▸ **MATERIAL SUPPLIED**
★ ★ ★

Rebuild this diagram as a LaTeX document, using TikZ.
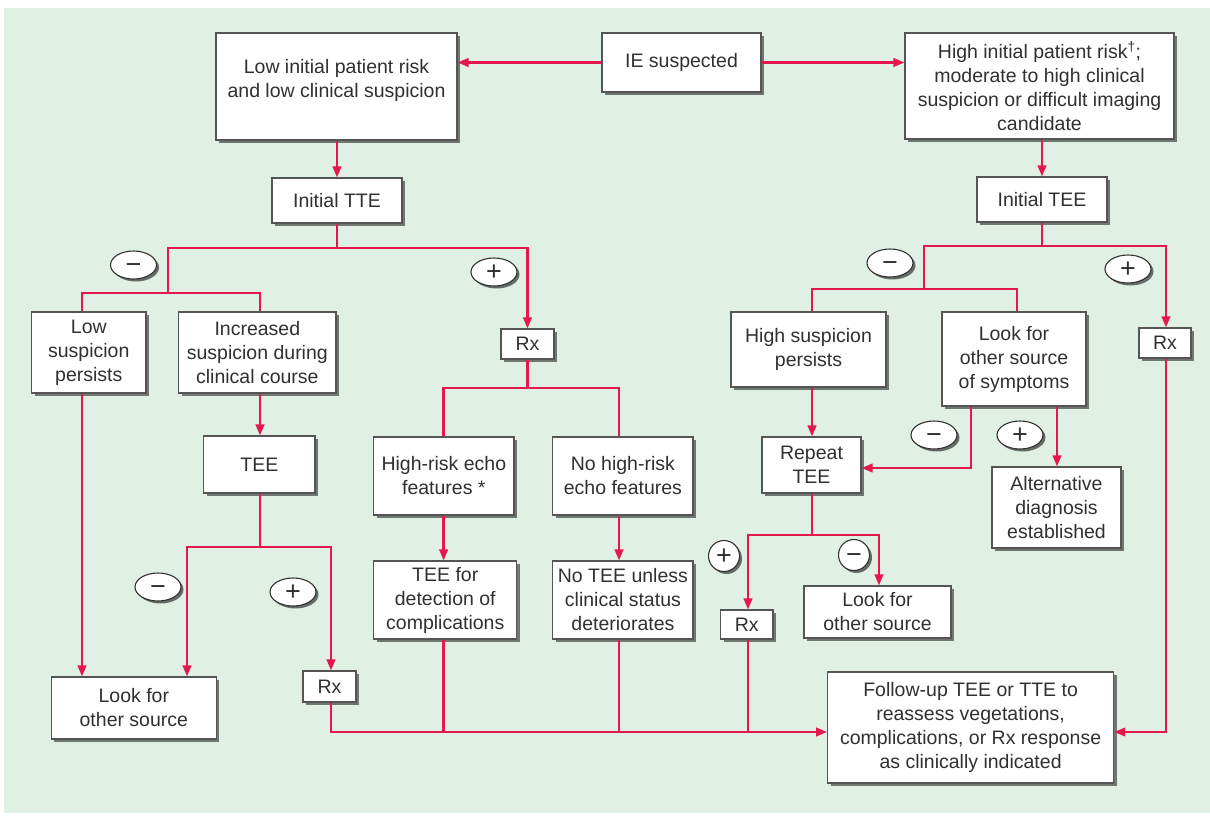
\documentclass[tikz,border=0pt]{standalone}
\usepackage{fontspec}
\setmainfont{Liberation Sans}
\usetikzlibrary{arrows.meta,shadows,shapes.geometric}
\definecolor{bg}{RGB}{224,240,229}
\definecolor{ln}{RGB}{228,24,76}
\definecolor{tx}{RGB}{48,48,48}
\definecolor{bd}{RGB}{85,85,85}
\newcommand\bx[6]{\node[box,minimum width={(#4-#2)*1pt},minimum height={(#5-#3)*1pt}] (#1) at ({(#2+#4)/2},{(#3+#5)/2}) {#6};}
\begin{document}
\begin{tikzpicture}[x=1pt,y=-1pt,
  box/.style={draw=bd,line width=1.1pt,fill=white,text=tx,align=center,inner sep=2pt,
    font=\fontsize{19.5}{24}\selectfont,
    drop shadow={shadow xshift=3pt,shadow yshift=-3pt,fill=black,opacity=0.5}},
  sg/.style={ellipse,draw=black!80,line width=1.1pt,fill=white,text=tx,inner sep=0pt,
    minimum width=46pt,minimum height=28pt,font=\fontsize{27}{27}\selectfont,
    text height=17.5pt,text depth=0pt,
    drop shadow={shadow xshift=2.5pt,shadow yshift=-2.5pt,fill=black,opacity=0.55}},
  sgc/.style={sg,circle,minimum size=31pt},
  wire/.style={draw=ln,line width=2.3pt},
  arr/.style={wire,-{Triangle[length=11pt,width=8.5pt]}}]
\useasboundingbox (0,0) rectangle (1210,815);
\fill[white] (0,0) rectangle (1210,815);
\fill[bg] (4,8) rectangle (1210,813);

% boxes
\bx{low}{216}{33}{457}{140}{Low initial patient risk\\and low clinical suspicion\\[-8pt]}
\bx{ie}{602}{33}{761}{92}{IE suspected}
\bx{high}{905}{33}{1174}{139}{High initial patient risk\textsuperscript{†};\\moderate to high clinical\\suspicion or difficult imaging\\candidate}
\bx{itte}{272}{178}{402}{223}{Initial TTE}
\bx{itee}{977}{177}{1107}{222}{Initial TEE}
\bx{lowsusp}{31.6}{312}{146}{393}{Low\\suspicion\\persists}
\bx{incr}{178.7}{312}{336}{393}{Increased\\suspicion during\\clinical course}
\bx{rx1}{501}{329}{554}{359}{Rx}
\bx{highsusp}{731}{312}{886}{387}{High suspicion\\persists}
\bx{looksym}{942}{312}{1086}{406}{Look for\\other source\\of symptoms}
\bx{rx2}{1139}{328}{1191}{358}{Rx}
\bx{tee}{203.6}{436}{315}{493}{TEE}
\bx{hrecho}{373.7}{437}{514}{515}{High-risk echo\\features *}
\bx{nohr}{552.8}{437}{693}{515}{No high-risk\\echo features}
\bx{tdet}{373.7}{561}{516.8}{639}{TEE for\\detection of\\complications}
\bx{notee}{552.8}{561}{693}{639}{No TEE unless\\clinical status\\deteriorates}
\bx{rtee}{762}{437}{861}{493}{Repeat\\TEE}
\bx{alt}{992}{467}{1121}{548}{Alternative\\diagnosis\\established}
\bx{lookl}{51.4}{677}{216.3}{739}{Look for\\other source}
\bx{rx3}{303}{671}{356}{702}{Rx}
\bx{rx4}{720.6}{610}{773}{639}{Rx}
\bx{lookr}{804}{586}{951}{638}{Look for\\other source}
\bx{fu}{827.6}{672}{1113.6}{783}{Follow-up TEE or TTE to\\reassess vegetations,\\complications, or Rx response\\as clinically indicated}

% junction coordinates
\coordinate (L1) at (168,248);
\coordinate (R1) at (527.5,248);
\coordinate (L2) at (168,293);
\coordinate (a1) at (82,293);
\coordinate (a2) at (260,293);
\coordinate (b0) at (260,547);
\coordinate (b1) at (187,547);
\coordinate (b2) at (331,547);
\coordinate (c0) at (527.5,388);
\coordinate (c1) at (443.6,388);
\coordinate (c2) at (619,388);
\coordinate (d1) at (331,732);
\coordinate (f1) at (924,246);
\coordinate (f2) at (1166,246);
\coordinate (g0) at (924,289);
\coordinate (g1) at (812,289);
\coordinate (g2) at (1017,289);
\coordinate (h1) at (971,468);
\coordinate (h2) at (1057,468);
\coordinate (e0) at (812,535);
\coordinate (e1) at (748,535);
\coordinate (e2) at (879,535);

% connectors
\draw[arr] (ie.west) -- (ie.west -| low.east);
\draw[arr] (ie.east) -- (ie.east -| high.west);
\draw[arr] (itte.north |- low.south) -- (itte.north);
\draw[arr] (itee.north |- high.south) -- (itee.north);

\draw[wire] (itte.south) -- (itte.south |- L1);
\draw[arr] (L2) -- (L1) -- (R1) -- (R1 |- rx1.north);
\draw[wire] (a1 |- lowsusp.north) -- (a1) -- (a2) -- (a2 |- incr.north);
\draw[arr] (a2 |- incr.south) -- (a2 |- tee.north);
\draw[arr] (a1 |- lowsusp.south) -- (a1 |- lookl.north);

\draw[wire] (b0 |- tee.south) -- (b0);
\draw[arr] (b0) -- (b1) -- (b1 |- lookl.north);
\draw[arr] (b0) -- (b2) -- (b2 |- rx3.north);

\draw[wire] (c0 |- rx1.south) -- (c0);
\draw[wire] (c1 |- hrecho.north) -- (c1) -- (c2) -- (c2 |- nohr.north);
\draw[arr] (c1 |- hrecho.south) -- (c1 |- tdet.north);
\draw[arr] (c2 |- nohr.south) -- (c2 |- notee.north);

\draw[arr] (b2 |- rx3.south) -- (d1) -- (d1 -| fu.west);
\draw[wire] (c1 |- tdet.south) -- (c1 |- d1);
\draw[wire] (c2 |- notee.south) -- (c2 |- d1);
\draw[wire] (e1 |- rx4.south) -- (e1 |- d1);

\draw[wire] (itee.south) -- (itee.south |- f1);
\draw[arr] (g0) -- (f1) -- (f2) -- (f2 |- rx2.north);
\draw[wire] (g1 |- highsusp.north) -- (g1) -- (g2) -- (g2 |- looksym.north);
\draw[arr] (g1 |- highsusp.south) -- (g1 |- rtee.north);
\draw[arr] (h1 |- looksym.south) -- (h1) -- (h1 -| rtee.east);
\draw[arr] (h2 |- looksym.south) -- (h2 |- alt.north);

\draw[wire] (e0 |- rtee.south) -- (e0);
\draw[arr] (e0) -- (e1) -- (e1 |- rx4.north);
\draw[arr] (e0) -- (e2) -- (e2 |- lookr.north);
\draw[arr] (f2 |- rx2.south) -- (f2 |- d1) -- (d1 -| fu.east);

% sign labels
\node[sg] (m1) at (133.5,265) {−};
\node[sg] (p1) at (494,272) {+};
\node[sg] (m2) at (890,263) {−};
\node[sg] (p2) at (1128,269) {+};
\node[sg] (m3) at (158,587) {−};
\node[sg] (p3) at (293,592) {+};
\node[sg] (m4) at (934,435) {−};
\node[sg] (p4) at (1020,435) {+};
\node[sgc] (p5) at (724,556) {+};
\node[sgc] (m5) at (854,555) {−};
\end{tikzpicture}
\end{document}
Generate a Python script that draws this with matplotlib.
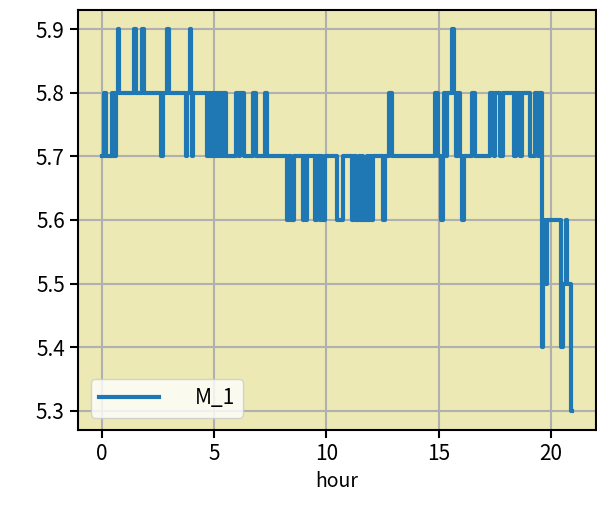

★ ★ ★

▸ **EXERCISE**
Each line in the listing above that contains "this" should be copied.

▸ **EXERCISE OUTPUT**
Rebuild this diagram as a LaTeX document, using TikZ.
Generate a Python script that draws this with matplotlib.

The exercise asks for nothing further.